= Battle at Chlumec (1040) =

Battle between Henry III of Holy Roman Empire against Břetislav I, Duchy of Bohemia

A supposed Battle at Chlumec between the Holy Roman Empire and the Duchy of Bohemia is sometimes mentioned as having taken place near Chlumec in 1040, concluding the unsuccessful first campaign by Henry III against Břetislav I.

This presumably refers to the encounter between the Saxon force led by Eckard II, Margrave of Meissen and the Bohemian forces of Břetislav I, which met near the Bílina River (some 20 km south-west of Chlumec) n early September 1040, but according to Perlbach (1870:451f.), the commanders reached an agreement allowing the Saxons to withdraw without battle.

The Saxon forces led by Eckard II, Margrave of Meissen and Bardo, bishop of Mainz, assembled at Dohna, on the left bank of the Elbe, on 15 August. They were supposed to unite with Henry's forces before marching against Prague, but they remained in Dohna for ten days. During this time, Henry was ambushed in the Upper Palatine Forest and suffered heavy losses.
Eckard did not enter Bohemia immediately because he was opposed by Bohemian forces led by the count of Bílina. Instead, he negotiated a bribe, and on 24 August, the count of Bílina allowed the Saxons to move south into Bohemia across the passes of the Central Bohemian Uplands, putting up only token resistance.

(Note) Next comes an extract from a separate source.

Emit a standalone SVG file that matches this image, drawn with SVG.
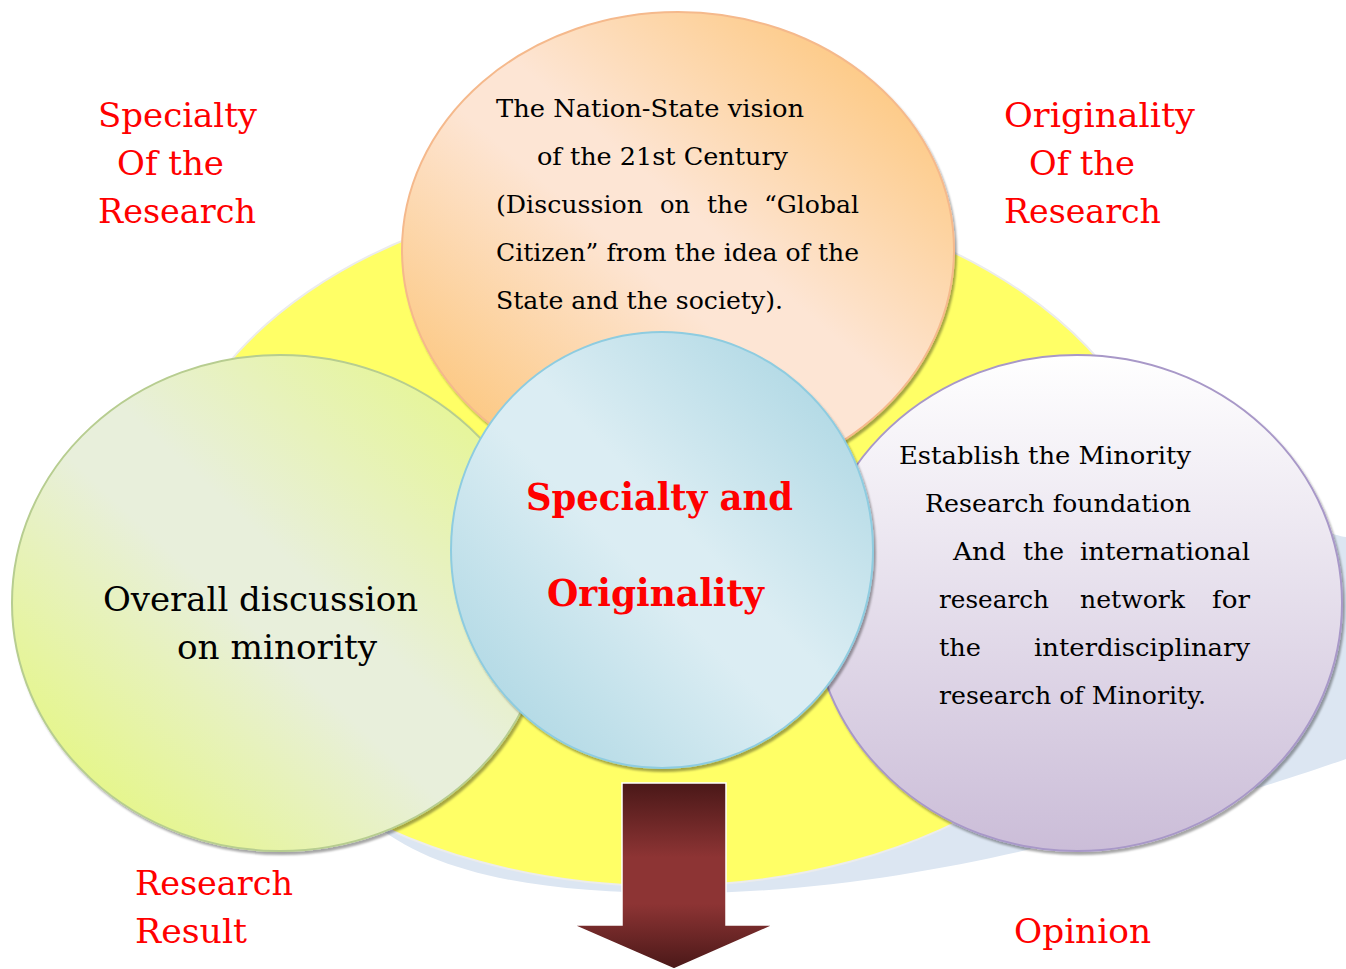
<svg xmlns="http://www.w3.org/2000/svg" width="1346" height="969" viewBox="0 0 1346 969">
<defs>
<linearGradient id="gOrange" x1="0" y1="1" x2="1" y2="0">
<stop offset="0" stop-color="#fcbd62"/><stop offset="0.45" stop-color="#fde5d4"/><stop offset="0.55" stop-color="#fde5d4"/><stop offset="1" stop-color="#fdbf66"/>
</linearGradient>
<linearGradient id="gGreen" x1="0" y1="1" x2="1" y2="0">
<stop offset="0" stop-color="#e4f968"/><stop offset="0.45" stop-color="#e8efdb"/><stop offset="0.55" stop-color="#e8efdb"/><stop offset="1" stop-color="#e5f87c"/>
</linearGradient>
<linearGradient id="gBlue" x1="0" y1="1" x2="1" y2="0">
<stop offset="0" stop-color="#a3d2e0"/><stop offset="0.45" stop-color="#dbedf3"/><stop offset="0.55" stop-color="#dbedf3"/><stop offset="1" stop-color="#a3d2e0"/>
</linearGradient>
<linearGradient id="gPurple" x1="0" y1="0" x2="0" y2="1">
<stop offset="0" stop-color="#ffffff"/><stop offset="1" stop-color="#cbbdd8"/>
</linearGradient>
<linearGradient id="gArrow" x1="0" y1="0" x2="0" y2="1">
<stop offset="0" stop-color="#4a1818"/><stop offset="0.4" stop-color="#8d3434"/><stop offset="0.65" stop-color="#8d3434"/><stop offset="1" stop-color="#4a1818"/>
</linearGradient>
<filter id="sh" x="-10%" y="-10%" width="120%" height="120%">
<feDropShadow dx="2" dy="3" stdDeviation="1.2" flood-color="#000" flood-opacity="0.35"/>
</filter>
</defs>
<style>
text{font-family:"DejaVu Serif","Liberation Serif",serif;}
.t{font-size:25px;fill:#000;}
.tl{font-size:33px;fill:#000;}
.red{font-size:34px;fill:#ff0000;}
.ctr{font-size:38px;font-weight:bold;fill:#ff0000;}
</style>

<g id="background">
<path d="M 370 820 C 430 874, 540 894, 690 893 C 850 892, 1000 858, 1100 832 C 1200 808, 1300 775, 1346 759 L 1346 537 C 1320 534, 1200 480, 1100 420 L 700 400 Z" fill="#dce6f2"/>
<ellipse cx="665" cy="538" rx="505" ry="348" fill="#ffff66" stroke="#ececec" stroke-width="2"/>
</g>

<g id="node-top">
<ellipse cx="678" cy="250" rx="276" ry="238" fill="url(#gOrange)" stroke="#f5b98c" stroke-width="2" filter="url(#sh)"/>
<text class="t" x="496" y="117" textLength="308" lengthAdjust="spacingAndGlyphs">The Nation-State vision</text>
<text class="t" x="537" y="165" textLength="251" lengthAdjust="spacingAndGlyphs">of the 21st Century</text>
<text class="t" x="496" y="213" textLength="147" lengthAdjust="spacingAndGlyphs">(Discussion</text>
<text class="t" x="660" y="213" textLength="30" lengthAdjust="spacingAndGlyphs">on</text>
<text class="t" x="707" y="213" textLength="41" lengthAdjust="spacingAndGlyphs">the</text>
<text class="t" x="764" y="213" textLength="95" lengthAdjust="spacingAndGlyphs">“Global</text>
<text class="t" x="496" y="261" textLength="363" lengthAdjust="spacingAndGlyphs">Citizen” from the idea of the</text>
<text class="t" x="496" y="309" textLength="287" lengthAdjust="spacingAndGlyphs">State and the society).</text>
</g>

<g id="node-left">
<ellipse cx="280" cy="603" rx="268" ry="248" fill="url(#gGreen)" stroke="#b7cd90" stroke-width="2" filter="url(#sh)"/>
<text class="tl" x="103" y="611" textLength="315" lengthAdjust="spacingAndGlyphs">Overall discussion</text>
<text class="tl" x="177" y="659" textLength="200" lengthAdjust="spacingAndGlyphs">on minority</text>
</g>

<g id="node-right">
<ellipse cx="1077" cy="603" rx="265" ry="248" fill="url(#gPurple)" stroke="#a898c8" stroke-width="2" filter="url(#sh)"/>
<text class="t" x="899" y="464" textLength="292" lengthAdjust="spacingAndGlyphs">Establish the Minority</text>
<text class="t" x="925" y="512" textLength="266" lengthAdjust="spacingAndGlyphs">Research foundation</text>
<text class="t" x="953" y="560" textLength="53" lengthAdjust="spacingAndGlyphs">And</text>
<text class="t" x="1023" y="560" textLength="41" lengthAdjust="spacingAndGlyphs">the</text>
<text class="t" x="1080" y="560" textLength="170" lengthAdjust="spacingAndGlyphs">international</text>
<text class="t" x="939" y="608" textLength="110" lengthAdjust="spacingAndGlyphs">research</text>
<text class="t" x="1080" y="608" textLength="105" lengthAdjust="spacingAndGlyphs">network</text>
<text class="t" x="1212" y="608" textLength="38" lengthAdjust="spacingAndGlyphs">for</text>
<text class="t" x="939" y="656" textLength="42" lengthAdjust="spacingAndGlyphs">the</text>
<text class="t" x="1034" y="656" textLength="216" lengthAdjust="spacingAndGlyphs">interdisciplinary</text>
<text class="t" x="939" y="704" textLength="267" lengthAdjust="spacingAndGlyphs">research of Minority.</text>
</g>

<g id="node-center">
<ellipse cx="662" cy="550" rx="211" ry="218" fill="url(#gBlue)" stroke="#8ecce0" stroke-width="2" filter="url(#sh)"/>
<text class="ctr" x="526" y="510" textLength="267" lengthAdjust="spacingAndGlyphs">Specialty and</text>
<text class="ctr" x="547" y="606" textLength="217" lengthAdjust="spacingAndGlyphs">Originality</text>
</g>

<g id="label-specialty">
<text class="red" x="98" y="127" textLength="159" lengthAdjust="spacingAndGlyphs">Specialty</text>
<text class="red" x="117" y="175" textLength="107" lengthAdjust="spacingAndGlyphs">Of the</text>
<text class="red" x="98" y="223" textLength="158" lengthAdjust="spacingAndGlyphs">Research</text>
</g>
<g id="label-originality">
<text class="red" x="1004" y="127" textLength="191" lengthAdjust="spacingAndGlyphs">Originality</text>
<text class="red" x="1029" y="175" textLength="106" lengthAdjust="spacingAndGlyphs">Of the</text>
<text class="red" x="1004" y="223" textLength="157" lengthAdjust="spacingAndGlyphs">Research</text>
</g>
<g id="label-result">
<text class="red" x="135" y="895" textLength="158" lengthAdjust="spacingAndGlyphs">Research</text>
<text class="red" x="135" y="943" textLength="112" lengthAdjust="spacingAndGlyphs">Result</text>
</g>
<g id="label-opinion">
<text class="red" x="1014" y="943" textLength="137" lengthAdjust="spacingAndGlyphs">Opinion</text>
</g>

<g id="connectors">
<path d="M 622 783 L 726 783 L 726 925 L 774 925 L 674 969 L 573 925 L 622 925 Z" fill="url(#gArrow)" stroke="#ffffff" stroke-width="1.5"/>
</g>
</svg>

Eckard passed Chlumec, and pillaged the Bohemian countryside for nine days, suffering only minor losses in a skirmish on 31 August. At Gnevin, Eckard was reached by messengers sent by Henry, led by Gunther of Bohemia, informing him of his defeat at Brůdek and ordering him to retreat.
Meanwhile, Břetislav had moved up against the Saxon force. Gunther appears to have negotiated an agreement between Eckard and Břetislav allowing the Saxons to retreat without engagement, but Břetislav captured the treacherous count of Bílina, having him blinded and mutilated and thrown into a gully (Perlbach 1870:452, citing Cosmas of Prague).

Henry started a second, successful campaign the following year, in August 1041, this time uniting with the forces of Eckard II near Prague, which forced Břetislav's surrender.